-- Start of DATA EXCERPT --

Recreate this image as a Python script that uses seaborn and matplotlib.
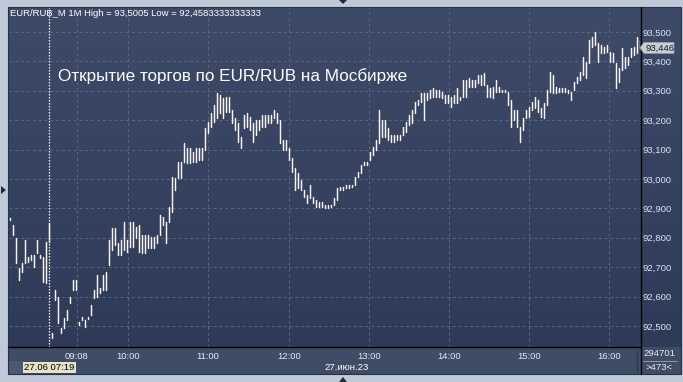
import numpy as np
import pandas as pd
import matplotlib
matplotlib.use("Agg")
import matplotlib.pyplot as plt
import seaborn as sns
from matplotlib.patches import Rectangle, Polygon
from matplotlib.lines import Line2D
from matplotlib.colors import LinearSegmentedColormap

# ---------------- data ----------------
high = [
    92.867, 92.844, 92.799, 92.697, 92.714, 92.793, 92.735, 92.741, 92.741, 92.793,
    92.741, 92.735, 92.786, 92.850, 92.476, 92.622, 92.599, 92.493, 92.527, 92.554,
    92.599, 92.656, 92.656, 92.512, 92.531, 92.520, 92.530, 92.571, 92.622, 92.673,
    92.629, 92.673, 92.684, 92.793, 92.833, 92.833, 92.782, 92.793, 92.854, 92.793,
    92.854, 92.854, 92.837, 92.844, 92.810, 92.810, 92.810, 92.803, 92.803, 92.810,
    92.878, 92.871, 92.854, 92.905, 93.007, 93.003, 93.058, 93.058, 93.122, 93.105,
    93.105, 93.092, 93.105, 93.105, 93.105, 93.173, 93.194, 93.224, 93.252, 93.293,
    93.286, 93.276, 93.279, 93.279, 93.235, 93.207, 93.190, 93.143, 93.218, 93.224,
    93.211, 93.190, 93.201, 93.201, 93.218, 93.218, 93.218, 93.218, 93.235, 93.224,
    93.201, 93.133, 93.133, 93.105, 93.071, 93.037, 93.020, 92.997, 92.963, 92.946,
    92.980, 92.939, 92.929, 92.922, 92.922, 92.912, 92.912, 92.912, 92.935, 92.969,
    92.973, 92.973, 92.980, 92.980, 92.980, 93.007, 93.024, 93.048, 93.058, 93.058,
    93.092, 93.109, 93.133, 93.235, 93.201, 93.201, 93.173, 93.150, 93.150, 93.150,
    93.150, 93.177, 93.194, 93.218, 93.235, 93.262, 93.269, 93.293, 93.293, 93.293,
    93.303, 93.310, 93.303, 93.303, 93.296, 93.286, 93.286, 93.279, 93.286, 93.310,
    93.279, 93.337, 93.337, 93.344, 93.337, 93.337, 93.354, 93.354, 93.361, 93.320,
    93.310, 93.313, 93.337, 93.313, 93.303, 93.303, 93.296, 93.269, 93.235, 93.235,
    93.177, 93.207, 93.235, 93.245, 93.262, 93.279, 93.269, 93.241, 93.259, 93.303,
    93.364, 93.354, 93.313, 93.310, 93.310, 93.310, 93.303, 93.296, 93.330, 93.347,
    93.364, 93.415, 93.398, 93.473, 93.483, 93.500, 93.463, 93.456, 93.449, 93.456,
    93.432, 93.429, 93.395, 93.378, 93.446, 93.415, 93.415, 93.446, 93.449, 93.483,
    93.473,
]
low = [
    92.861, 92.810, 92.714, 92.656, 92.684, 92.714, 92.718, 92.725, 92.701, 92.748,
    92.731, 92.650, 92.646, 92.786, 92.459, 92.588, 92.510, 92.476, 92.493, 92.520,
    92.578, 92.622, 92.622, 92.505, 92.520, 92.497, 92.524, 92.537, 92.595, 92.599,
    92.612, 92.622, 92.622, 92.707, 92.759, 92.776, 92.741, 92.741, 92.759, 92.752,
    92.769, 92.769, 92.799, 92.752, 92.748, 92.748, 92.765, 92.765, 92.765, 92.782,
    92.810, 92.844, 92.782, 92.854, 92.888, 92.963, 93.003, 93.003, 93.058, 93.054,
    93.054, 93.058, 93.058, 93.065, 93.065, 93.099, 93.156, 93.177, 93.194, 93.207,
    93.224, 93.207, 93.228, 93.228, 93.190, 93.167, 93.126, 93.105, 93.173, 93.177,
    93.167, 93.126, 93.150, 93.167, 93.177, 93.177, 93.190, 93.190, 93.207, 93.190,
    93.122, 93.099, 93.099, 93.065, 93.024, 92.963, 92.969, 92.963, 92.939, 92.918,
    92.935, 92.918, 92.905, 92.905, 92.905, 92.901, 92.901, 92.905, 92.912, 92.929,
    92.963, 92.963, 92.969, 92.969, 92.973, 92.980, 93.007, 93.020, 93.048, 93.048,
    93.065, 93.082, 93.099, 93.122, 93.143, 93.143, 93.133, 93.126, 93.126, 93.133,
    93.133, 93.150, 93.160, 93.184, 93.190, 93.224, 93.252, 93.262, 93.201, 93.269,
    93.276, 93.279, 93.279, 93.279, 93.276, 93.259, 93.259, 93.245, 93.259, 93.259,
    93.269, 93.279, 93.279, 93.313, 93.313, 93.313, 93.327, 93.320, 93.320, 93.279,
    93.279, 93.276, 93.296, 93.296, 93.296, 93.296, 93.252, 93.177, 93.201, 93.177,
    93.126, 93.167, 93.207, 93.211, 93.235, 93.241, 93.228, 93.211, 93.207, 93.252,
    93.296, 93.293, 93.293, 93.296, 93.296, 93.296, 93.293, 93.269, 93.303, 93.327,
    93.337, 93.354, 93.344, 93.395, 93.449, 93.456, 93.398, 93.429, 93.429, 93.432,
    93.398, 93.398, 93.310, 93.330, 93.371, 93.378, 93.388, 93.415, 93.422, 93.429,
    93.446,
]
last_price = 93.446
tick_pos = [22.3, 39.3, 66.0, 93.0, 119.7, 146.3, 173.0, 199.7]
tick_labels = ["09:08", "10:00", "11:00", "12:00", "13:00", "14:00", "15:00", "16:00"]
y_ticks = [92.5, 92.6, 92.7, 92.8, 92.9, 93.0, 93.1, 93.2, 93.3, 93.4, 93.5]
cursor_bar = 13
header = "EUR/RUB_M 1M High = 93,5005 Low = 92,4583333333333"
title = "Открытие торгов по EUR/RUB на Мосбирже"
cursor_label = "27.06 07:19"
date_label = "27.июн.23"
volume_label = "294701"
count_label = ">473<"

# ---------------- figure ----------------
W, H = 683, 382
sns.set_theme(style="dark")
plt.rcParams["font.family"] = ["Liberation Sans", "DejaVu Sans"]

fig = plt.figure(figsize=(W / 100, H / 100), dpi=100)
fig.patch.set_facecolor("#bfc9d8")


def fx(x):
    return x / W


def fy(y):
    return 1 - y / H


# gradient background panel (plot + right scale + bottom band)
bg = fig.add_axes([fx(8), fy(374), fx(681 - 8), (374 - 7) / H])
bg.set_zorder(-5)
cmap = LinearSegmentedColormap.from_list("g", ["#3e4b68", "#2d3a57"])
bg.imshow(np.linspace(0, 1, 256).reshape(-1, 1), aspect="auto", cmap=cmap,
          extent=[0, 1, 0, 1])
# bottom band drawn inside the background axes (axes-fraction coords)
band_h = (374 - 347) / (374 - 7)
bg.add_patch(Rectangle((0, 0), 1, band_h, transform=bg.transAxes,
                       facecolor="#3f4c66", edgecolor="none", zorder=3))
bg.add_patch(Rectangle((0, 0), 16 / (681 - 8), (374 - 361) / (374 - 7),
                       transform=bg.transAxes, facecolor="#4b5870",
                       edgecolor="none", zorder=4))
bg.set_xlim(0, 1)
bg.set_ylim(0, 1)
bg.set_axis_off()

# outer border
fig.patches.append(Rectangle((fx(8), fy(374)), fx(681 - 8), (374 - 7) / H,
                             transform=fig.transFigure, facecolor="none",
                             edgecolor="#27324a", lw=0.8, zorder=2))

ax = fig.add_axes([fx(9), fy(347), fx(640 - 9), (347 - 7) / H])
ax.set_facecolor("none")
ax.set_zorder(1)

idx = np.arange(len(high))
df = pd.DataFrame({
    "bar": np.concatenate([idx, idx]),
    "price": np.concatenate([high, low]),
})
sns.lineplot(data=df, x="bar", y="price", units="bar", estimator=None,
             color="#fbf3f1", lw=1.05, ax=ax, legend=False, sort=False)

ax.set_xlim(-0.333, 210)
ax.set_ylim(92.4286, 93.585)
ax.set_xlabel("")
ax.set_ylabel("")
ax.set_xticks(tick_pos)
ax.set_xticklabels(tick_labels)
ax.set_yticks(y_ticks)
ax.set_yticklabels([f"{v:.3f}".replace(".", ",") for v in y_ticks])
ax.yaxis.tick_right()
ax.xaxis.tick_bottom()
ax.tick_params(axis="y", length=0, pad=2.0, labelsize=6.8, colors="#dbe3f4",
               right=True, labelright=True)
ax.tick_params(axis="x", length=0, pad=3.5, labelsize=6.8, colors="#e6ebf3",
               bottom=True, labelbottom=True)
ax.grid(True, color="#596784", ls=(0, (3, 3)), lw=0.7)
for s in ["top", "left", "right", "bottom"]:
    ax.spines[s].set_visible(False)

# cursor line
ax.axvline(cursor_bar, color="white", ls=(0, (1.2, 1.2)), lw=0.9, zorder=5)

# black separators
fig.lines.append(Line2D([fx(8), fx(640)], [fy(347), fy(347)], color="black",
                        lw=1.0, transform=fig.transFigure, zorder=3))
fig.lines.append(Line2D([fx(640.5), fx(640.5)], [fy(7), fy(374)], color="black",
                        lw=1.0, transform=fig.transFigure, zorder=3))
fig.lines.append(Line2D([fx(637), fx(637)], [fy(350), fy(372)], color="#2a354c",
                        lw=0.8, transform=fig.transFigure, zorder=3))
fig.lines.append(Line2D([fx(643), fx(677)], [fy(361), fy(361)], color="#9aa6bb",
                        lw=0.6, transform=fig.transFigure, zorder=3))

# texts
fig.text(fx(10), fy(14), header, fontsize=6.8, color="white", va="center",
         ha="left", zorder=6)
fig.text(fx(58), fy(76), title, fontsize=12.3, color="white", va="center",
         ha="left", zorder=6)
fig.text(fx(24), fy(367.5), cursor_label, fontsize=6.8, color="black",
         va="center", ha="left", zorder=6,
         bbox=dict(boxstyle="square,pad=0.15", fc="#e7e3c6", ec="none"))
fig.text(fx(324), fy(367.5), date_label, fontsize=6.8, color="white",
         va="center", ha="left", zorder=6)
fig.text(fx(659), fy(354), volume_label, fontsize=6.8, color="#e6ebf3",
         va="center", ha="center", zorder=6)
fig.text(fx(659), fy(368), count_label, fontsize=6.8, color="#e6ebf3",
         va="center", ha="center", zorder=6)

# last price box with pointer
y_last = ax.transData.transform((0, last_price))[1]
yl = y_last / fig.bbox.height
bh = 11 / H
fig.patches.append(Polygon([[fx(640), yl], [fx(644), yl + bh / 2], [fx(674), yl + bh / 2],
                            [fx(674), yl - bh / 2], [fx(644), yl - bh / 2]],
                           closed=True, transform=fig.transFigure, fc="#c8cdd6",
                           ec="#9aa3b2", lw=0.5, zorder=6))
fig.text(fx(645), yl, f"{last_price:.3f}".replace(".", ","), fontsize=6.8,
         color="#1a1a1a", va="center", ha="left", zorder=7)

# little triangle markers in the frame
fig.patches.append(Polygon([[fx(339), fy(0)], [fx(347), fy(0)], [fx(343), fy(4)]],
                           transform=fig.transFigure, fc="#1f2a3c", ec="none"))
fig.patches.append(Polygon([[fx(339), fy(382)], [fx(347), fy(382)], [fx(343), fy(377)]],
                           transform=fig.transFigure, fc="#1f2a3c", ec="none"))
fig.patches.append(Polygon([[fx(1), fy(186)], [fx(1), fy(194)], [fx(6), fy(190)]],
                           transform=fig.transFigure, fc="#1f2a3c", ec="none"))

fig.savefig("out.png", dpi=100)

-- End of DATA EXCERPT --

EXERCISE DIRECTIONS
Pull out each line containing the word "matplotlib" and copy it.

FINISHED ANSWER
Recreate this image as a Python script that uses seaborn and matplotlib.
import matplotlib
matplotlib.use("Agg")
import matplotlib.pyplot as plt
from matplotlib.patches import Rectangle, Polygon
from matplotlib.lines import Line2D
from matplotlib.colors import LinearSegmentedColormap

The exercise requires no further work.